:: Aim of the task ::
Exactly the lines from the one with "Generate a Python" through the one with "alc_df = pd.DataFrame(rows)" should be returned, both ends included and nothing else. Omit any pictures.

== Source records ==

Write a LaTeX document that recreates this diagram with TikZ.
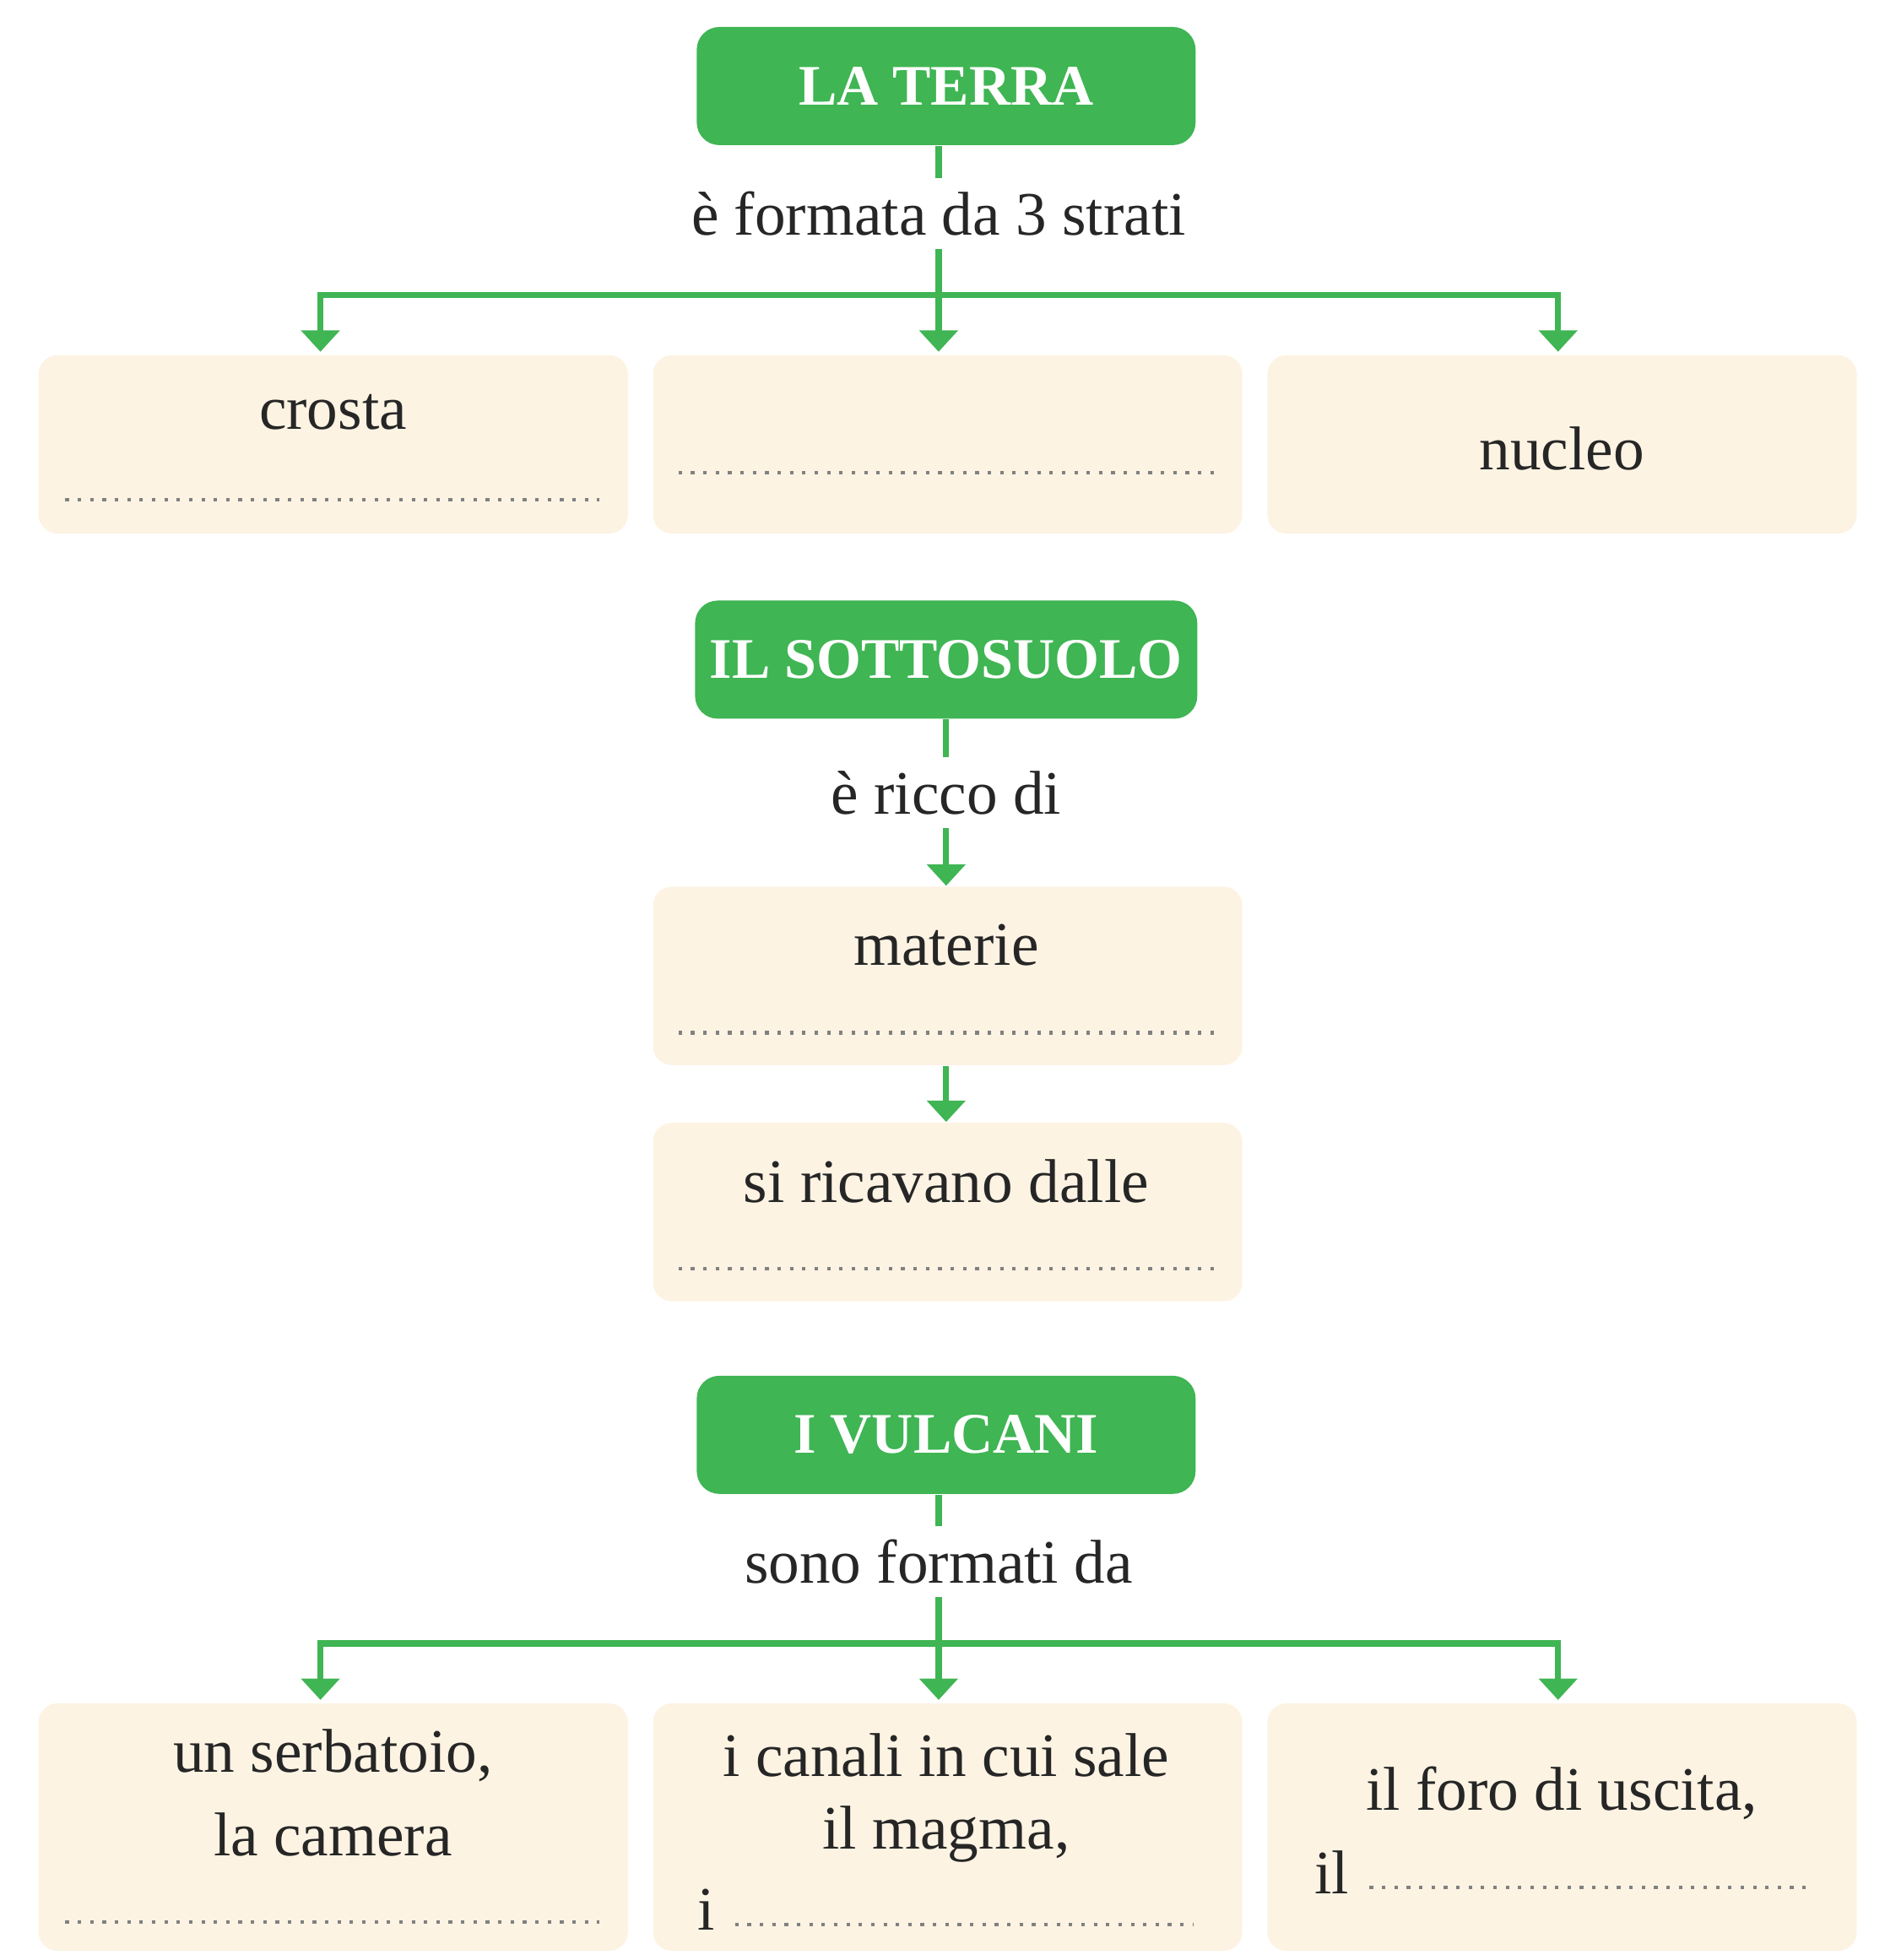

===
== Source records ==

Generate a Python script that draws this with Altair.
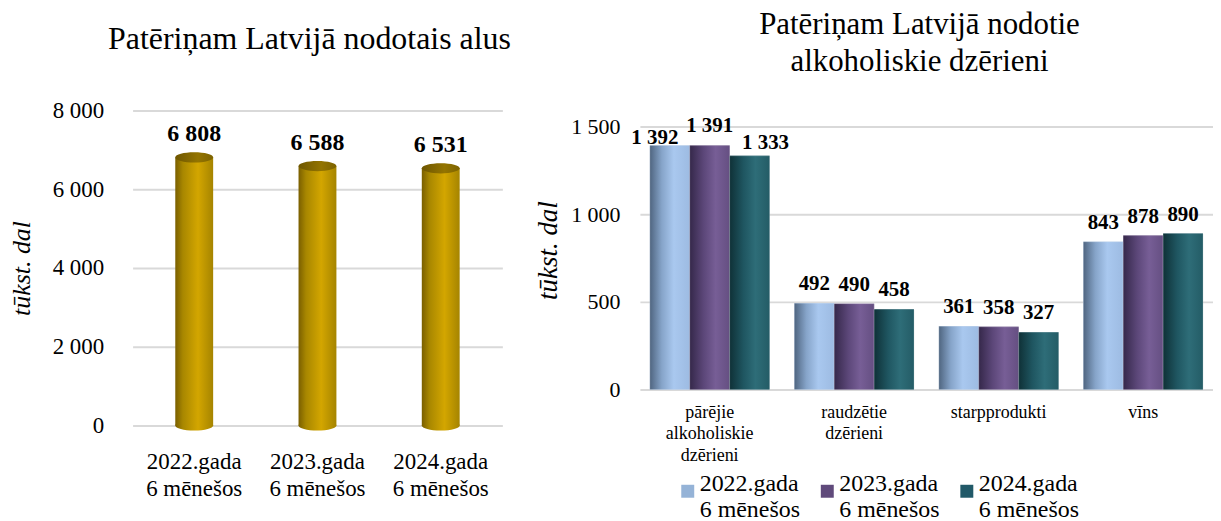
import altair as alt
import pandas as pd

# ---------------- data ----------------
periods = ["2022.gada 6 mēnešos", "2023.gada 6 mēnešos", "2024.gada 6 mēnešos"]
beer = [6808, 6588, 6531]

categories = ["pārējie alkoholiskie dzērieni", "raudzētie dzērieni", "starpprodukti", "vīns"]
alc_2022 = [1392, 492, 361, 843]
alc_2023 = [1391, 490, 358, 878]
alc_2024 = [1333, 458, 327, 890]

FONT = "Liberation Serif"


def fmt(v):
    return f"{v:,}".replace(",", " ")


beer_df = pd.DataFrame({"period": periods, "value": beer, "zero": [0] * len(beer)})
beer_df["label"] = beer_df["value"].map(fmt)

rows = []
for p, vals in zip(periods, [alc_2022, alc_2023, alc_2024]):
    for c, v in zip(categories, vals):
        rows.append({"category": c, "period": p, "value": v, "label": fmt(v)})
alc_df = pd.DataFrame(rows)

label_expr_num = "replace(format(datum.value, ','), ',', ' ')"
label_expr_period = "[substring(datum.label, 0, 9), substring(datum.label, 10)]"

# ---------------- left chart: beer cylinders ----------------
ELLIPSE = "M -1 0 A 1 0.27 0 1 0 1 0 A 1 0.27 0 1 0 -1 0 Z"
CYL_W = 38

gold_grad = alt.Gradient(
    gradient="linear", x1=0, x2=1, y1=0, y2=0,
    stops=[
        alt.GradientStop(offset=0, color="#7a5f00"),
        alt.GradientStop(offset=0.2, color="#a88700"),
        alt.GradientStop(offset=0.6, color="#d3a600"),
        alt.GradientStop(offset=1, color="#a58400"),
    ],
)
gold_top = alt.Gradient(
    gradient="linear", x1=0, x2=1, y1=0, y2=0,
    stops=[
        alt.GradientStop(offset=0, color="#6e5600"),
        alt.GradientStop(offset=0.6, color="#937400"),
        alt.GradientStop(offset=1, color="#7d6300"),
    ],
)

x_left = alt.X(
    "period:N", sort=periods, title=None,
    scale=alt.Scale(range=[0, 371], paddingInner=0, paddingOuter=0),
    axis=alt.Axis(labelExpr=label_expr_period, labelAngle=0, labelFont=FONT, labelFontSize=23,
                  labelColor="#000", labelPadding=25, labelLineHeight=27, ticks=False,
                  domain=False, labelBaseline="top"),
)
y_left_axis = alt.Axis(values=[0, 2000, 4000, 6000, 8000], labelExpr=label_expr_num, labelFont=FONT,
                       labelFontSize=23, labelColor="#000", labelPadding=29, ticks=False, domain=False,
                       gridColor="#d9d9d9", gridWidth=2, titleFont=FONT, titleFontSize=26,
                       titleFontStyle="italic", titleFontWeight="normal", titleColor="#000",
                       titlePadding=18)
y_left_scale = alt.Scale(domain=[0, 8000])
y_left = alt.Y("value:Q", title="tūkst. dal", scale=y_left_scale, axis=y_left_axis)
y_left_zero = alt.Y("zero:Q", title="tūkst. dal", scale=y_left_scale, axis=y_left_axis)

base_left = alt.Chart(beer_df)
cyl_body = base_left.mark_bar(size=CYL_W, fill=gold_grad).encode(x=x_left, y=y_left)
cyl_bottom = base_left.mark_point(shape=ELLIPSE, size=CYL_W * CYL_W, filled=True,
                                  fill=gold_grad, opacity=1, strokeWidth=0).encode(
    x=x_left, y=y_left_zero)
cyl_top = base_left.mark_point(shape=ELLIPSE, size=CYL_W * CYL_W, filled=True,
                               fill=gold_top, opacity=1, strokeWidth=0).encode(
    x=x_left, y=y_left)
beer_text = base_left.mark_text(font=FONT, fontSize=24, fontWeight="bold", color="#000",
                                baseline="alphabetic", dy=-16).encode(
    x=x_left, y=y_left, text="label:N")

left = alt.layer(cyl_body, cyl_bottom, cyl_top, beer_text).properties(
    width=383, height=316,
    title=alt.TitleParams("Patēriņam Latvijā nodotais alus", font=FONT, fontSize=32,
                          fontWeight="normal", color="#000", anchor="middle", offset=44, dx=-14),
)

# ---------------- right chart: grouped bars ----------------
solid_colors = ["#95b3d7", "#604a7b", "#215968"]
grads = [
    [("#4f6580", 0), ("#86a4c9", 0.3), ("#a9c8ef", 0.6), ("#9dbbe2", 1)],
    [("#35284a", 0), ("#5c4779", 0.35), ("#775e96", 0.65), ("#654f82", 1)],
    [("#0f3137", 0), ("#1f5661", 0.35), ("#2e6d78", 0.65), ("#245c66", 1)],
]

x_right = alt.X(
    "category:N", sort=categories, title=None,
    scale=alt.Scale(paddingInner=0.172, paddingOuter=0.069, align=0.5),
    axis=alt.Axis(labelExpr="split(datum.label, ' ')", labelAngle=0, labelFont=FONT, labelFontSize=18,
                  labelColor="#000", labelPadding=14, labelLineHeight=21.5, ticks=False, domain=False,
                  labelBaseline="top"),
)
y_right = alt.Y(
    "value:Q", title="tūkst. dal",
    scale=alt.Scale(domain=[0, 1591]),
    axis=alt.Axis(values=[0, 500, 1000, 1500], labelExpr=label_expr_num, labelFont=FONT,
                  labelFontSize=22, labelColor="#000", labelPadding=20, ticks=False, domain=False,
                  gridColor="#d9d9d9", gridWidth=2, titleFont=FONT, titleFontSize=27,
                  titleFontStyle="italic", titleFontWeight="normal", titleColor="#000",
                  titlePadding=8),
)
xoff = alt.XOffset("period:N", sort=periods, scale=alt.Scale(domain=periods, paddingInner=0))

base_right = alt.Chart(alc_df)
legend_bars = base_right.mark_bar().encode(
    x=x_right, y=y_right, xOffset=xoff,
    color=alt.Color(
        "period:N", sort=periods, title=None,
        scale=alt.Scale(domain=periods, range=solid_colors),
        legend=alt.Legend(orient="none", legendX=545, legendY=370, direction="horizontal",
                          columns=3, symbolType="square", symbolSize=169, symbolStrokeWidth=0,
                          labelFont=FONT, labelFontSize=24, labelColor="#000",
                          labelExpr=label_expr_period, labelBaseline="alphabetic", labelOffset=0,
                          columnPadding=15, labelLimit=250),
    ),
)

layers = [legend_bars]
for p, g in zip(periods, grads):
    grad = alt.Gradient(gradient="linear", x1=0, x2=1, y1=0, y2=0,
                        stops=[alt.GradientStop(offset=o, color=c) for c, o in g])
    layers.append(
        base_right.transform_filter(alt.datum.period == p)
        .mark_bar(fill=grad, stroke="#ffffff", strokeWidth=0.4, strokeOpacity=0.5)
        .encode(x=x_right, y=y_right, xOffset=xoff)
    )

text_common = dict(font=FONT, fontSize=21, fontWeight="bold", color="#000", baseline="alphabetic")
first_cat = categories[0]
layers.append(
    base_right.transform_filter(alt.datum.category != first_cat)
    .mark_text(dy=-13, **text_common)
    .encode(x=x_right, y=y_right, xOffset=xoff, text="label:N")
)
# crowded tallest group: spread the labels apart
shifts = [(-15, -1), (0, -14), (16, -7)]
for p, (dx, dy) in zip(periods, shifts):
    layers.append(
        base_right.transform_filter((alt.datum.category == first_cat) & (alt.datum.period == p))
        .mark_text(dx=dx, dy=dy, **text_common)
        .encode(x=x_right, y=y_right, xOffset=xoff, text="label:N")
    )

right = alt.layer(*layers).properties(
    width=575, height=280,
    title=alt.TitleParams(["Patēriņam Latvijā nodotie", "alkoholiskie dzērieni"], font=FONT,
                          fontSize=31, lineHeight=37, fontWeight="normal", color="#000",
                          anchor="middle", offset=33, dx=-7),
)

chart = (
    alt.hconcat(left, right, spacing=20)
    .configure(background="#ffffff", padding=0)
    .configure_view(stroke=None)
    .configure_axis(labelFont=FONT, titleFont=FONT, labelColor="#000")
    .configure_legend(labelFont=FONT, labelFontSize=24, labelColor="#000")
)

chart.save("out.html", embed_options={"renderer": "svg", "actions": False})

===

:: Right answer ::
Generate a Python script that draws this with Altair.
import altair as alt
import pandas as pd

# ---------------- data ----------------
periods = ["2022.gada 6 mēnešos", "2023.gada 6 mēnešos", "2024.gada 6 mēnešos"]
beer = [6808, 6588, 6531]

categories = ["pārējie alkoholiskie dzērieni", "raudzētie dzērieni", "starpprodukti", "vīns"]
alc_2022 = [1392, 492, 361, 843]
alc_2023 = [1391, 490, 358, 878]
alc_2024 = [1333, 458, 327, 890]

FONT = "Liberation Serif"


def fmt(v):
    return f"{v:,}".replace(",", " ")


beer_df = pd.DataFrame({"period": periods, "value": beer, "zero": [0] * len(beer)})
beer_df["label"] = beer_df["value"].map(fmt)

rows = []
for p, vals in zip(periods, [alc_2022, alc_2023, alc_2024]):
    for c, v in zip(categories, vals):
        rows.append({"category": c, "period": p, "value": v, "label": fmt(v)})
alc_df = pd.DataFrame(rows)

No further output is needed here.